** Begin Given information **
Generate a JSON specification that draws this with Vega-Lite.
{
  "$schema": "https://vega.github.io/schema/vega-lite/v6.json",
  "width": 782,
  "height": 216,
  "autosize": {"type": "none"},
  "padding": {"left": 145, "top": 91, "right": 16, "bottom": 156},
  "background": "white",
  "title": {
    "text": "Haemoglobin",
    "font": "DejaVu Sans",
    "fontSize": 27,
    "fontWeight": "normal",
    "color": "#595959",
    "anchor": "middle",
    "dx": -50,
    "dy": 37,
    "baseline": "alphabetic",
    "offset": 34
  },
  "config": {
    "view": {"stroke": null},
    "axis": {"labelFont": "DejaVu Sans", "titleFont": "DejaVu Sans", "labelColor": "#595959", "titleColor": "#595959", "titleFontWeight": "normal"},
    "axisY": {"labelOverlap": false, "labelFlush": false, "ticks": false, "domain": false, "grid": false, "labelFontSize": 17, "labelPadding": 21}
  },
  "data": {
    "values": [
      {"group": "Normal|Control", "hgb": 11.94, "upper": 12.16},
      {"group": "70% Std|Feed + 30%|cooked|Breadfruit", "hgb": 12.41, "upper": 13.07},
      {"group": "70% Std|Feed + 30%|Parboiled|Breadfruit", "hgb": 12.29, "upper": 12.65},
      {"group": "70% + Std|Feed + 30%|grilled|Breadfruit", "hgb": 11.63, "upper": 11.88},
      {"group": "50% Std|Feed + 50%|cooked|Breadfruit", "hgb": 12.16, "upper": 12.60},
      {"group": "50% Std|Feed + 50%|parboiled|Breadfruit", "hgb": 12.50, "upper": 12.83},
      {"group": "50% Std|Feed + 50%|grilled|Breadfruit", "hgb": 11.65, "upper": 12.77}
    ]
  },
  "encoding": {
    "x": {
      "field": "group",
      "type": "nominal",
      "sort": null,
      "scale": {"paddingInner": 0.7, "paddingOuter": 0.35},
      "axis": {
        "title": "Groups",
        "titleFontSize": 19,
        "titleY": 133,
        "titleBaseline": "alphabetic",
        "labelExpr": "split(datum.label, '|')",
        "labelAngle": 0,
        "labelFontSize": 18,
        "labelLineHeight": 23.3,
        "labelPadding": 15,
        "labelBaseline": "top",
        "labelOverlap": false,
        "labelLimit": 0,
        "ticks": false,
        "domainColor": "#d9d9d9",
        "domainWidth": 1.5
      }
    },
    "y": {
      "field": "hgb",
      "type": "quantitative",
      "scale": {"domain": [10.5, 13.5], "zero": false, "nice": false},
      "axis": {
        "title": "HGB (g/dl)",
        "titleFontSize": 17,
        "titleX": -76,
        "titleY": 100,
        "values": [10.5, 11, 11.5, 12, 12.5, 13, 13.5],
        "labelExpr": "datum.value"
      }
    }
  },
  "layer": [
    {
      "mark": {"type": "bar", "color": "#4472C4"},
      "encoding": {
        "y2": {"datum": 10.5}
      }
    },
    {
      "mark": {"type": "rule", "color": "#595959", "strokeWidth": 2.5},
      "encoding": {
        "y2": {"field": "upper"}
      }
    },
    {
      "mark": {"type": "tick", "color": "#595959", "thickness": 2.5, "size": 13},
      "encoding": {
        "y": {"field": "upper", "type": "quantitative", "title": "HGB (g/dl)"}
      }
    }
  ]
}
** End Given information **
* _Exercise task_: Set down every line of the listing above again, exactly as given.

* _Solved exercise_:
Generate a JSON specification that draws this with Vega-Lite.
{
  "$schema": "https://vega.github.io/schema/vega-lite/v6.json",
  "width": 782,
  "height": 216,
  "autosize": {"type": "none"},
  "padding": {"left": 145, "top": 91, "right": 16, "bottom": 156},
  "background": "white",
  "title": {
    "text": "Haemoglobin",
    "font": "DejaVu Sans",
    "fontSize": 27,
    "fontWeight": "normal",
    "color": "#595959",
    "anchor": "middle",
    "dx": -50,
    "dy": 37,
    "baseline": "alphabetic",
    "offset": 34
  },
  "config": {
    "view": {"stroke": null},
    "axis": {"labelFont": "DejaVu Sans", "titleFont": "DejaVu Sans", "labelColor": "#595959", "titleColor": "#595959", "titleFontWeight": "normal"},
    "axisY": {"labelOverlap": false, "labelFlush": false, "ticks": false, "domain": false, "grid": false, "labelFontSize": 17, "labelPadding": 21}
  },
  "data": {
    "values": [
      {"group": "Normal|Control", "hgb": 11.94, "upper": 12.16},
      {"group": "70% Std|Feed + 30%|cooked|Breadfruit", "hgb": 12.41, "upper": 13.07},
      {"group": "70% Std|Feed + 30%|Parboiled|Breadfruit", "hgb": 12.29, "upper": 12.65},
      {"group": "70% + Std|Feed + 30%|grilled|Breadfruit", "hgb": 11.63, "upper": 11.88},
      {"group": "50% Std|Feed + 50%|cooked|Breadfruit", "hgb": 12.16, "upper": 12.60},
      {"group": "50% Std|Feed + 50%|parboiled|Breadfruit", "hgb": 12.50, "upper": 12.83},
      {"group": "50% Std|Feed + 50%|grilled|Breadfruit", "hgb": 11.65, "upper": 12.77}
    ]
  },
  "encoding": {
    "x": {
      "field": "group",
      "type": "nominal",
      "sort": null,
      "scale": {"paddingInner": 0.7, "paddingOuter": 0.35},
      "axis": {
        "title": "Groups",
        "titleFontSize": 19,
        "titleY": 133,
        "titleBaseline": "alphabetic",
        "labelExpr": "split(datum.label, '|')",
        "labelAngle": 0,
        "labelFontSize": 18,
        "labelLineHeight": 23.3,
        "labelPadding": 15,
        "labelBaseline": "top",
        "labelOverlap": false,
        "labelLimit": 0,
        "ticks": false,
        "domainColor": "#d9d9d9",
        "domainWidth": 1.5
      }
    },
    "y": {
      "field": "hgb",
      "type": "quantitative",
      "scale": {"domain": [10.5, 13.5], "zero": false, "nice": false},
      "axis": {
        "title": "HGB (g/dl)",
        "titleFontSize": 17,
        "titleX": -76,
        "titleY": 100,
        "values": [10.5, 11, 11.5, 12, 12.5, 13, 13.5],
        "labelExpr": "datum.value"
      }
    }
  },
  "layer": [
    {
      "mark": {"type": "bar", "color": "#4472C4"},
      "encoding": {
        "y2": {"datum": 10.5}
      }
    },
    {
      "mark": {"type": "rule", "color": "#595959", "strokeWidth": 2.5},
      "encoding": {
        "y2": {"field": "upper"}
      }
    },
    {
      "mark": {"type": "tick", "color": "#595959", "thickness": 2.5, "size": 13},
      "encoding": {
        "y": {"field": "upper", "type": "quantitative", "title": "HGB (g/dl)"}
      }
    }
  ]
}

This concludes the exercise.